Aim of the task:
Records follow. Copy every line with "this".

## begin

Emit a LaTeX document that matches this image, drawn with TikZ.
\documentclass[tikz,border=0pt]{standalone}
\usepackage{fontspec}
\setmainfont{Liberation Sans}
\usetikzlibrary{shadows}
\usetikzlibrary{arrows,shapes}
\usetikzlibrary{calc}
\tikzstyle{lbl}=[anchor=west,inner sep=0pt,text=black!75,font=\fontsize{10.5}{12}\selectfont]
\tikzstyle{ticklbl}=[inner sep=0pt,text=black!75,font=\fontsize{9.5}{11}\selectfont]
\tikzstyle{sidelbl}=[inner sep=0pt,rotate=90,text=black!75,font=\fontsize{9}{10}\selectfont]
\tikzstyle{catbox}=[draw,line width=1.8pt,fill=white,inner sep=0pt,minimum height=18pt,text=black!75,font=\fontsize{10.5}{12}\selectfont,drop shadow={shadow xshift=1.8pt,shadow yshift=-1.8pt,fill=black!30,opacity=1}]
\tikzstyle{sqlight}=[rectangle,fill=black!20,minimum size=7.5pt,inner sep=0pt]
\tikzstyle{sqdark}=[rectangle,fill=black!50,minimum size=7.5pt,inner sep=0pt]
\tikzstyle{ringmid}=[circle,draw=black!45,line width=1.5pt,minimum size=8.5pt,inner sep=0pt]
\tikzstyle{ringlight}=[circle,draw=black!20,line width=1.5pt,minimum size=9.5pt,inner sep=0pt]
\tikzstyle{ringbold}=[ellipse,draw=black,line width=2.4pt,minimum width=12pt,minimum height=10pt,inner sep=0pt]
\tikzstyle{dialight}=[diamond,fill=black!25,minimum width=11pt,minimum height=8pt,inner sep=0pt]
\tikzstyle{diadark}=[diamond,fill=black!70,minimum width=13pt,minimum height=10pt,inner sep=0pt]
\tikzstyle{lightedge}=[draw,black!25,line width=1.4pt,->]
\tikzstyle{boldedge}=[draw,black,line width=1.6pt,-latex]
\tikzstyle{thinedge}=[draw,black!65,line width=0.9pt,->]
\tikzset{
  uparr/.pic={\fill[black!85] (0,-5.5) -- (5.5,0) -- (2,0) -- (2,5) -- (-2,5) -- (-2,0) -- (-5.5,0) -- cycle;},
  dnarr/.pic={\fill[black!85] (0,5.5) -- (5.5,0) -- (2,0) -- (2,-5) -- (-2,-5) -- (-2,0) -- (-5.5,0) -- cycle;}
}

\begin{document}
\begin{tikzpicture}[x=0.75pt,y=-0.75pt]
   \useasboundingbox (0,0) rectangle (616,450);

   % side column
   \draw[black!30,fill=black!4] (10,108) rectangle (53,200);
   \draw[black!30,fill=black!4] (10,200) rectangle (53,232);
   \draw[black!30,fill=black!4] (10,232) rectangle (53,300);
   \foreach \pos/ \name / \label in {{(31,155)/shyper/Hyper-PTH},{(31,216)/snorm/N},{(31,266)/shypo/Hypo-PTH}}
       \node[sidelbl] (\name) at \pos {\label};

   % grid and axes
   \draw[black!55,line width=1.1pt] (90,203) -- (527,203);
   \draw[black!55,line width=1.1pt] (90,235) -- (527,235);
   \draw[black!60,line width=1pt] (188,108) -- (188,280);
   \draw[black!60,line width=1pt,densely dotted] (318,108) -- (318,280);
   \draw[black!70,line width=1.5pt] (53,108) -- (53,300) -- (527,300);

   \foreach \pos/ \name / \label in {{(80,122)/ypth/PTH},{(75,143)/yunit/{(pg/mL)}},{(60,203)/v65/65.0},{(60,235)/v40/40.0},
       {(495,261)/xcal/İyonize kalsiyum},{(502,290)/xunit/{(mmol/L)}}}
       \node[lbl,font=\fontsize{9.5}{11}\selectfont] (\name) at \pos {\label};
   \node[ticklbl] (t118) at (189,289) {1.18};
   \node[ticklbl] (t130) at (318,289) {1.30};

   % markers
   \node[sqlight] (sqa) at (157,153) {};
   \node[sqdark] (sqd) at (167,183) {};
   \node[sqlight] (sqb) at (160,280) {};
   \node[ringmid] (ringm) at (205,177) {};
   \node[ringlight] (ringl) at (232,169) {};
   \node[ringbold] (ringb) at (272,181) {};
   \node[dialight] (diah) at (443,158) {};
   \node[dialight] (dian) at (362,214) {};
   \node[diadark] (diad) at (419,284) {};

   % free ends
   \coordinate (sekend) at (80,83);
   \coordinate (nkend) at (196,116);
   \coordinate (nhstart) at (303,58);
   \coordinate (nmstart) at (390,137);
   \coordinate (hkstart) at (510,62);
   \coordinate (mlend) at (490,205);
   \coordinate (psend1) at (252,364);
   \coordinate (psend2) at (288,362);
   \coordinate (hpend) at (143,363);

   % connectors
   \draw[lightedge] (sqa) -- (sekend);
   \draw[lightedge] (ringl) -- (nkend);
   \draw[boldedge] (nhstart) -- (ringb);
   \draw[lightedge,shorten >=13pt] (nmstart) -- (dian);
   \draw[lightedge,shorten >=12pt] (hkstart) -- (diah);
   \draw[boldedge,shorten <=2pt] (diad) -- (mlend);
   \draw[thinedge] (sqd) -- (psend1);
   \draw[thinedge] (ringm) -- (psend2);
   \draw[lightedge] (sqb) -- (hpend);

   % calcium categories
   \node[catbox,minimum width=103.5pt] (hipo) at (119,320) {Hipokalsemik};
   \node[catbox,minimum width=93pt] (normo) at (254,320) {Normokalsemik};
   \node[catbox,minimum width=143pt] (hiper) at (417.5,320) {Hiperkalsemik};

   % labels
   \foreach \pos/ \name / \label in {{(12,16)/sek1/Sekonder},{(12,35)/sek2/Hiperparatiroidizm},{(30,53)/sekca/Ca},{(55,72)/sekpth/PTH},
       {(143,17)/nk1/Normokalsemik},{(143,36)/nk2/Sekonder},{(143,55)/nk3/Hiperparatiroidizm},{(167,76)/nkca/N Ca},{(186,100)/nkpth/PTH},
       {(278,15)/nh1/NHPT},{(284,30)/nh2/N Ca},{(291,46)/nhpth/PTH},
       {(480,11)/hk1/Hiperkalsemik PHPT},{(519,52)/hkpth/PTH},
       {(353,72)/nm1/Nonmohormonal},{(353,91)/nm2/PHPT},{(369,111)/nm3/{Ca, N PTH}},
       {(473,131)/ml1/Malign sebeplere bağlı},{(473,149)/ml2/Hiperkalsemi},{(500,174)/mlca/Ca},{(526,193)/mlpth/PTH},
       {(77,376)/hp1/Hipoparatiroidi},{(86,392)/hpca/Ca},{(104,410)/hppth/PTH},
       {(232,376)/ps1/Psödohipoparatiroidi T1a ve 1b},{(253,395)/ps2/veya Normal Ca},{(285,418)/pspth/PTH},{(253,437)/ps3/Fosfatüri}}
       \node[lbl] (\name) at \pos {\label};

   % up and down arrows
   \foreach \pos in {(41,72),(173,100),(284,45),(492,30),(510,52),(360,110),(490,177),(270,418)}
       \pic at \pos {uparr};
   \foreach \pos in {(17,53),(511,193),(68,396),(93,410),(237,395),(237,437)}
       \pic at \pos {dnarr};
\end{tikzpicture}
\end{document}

## end
## begin

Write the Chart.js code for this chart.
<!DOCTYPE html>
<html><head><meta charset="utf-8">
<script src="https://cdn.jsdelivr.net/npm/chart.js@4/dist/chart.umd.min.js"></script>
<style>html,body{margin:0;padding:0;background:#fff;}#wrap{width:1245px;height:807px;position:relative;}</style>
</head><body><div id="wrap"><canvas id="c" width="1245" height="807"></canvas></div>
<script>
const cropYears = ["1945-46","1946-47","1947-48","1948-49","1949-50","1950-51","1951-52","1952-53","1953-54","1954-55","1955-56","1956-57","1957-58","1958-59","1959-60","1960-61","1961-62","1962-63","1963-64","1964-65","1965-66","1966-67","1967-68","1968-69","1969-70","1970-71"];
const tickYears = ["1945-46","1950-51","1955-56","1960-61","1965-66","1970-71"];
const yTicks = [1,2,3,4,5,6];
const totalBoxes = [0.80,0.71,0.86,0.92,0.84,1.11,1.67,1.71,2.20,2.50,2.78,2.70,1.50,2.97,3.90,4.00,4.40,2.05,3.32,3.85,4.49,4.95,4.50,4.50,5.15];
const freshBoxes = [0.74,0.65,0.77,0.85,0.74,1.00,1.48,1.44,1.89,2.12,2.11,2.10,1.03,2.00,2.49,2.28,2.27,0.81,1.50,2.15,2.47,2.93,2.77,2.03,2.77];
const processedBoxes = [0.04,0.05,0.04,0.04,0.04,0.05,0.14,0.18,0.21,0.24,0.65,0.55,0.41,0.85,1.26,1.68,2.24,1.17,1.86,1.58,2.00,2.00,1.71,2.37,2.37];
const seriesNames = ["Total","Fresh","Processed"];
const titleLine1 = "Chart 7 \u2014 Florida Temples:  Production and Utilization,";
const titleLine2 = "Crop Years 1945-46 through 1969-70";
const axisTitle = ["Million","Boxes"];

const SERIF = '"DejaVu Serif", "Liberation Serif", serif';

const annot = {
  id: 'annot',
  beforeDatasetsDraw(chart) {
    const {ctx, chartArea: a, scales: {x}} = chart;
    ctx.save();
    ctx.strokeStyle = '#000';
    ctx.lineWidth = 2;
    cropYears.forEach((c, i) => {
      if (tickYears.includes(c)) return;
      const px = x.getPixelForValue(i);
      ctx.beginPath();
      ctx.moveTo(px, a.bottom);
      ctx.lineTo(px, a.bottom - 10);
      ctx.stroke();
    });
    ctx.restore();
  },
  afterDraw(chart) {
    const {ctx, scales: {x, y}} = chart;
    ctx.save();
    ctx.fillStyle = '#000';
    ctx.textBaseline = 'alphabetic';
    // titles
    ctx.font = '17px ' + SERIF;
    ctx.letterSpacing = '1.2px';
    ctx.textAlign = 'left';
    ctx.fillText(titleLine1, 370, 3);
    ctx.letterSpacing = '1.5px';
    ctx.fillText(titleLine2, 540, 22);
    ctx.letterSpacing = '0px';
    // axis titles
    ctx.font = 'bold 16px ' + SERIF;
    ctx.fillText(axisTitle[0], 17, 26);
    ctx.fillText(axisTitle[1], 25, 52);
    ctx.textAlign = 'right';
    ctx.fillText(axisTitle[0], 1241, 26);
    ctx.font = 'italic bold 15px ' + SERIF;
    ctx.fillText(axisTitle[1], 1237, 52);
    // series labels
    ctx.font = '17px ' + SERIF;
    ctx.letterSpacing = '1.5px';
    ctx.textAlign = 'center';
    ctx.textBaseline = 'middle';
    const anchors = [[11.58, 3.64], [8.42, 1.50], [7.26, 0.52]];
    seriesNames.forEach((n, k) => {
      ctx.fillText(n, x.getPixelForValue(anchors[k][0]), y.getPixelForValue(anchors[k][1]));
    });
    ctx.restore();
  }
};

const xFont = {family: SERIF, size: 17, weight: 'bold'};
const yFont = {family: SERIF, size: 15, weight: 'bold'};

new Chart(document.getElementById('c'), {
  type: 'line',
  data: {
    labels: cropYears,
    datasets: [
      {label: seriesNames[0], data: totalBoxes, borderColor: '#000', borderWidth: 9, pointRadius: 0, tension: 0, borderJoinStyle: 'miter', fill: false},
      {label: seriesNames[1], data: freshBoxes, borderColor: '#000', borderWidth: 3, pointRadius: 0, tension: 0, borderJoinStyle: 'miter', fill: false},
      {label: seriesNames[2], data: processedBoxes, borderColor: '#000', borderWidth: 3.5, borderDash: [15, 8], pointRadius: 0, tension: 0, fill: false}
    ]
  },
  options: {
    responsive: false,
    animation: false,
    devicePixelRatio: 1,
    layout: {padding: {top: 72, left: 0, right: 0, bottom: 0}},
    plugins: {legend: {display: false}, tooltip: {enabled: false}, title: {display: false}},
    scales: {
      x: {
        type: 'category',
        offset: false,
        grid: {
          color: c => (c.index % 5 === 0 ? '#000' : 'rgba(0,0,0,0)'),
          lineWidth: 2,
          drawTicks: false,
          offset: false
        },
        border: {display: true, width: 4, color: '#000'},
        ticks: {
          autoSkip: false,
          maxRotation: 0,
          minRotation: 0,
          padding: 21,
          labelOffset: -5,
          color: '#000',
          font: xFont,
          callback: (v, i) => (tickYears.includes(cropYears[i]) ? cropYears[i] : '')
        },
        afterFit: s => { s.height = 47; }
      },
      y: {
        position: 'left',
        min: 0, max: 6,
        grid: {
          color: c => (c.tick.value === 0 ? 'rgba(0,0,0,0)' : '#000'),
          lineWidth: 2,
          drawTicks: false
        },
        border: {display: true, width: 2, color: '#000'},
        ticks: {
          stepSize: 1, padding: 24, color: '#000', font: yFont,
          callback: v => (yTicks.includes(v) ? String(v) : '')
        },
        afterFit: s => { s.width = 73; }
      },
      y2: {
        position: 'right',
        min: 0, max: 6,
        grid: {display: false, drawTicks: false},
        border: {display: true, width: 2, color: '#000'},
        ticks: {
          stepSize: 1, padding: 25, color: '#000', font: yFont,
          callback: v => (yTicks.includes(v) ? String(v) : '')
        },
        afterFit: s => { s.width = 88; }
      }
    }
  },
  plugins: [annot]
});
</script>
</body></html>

## end

Result of the task:
Emit a LaTeX document that matches this image, drawn with TikZ.
Write the Chart.js code for this chart.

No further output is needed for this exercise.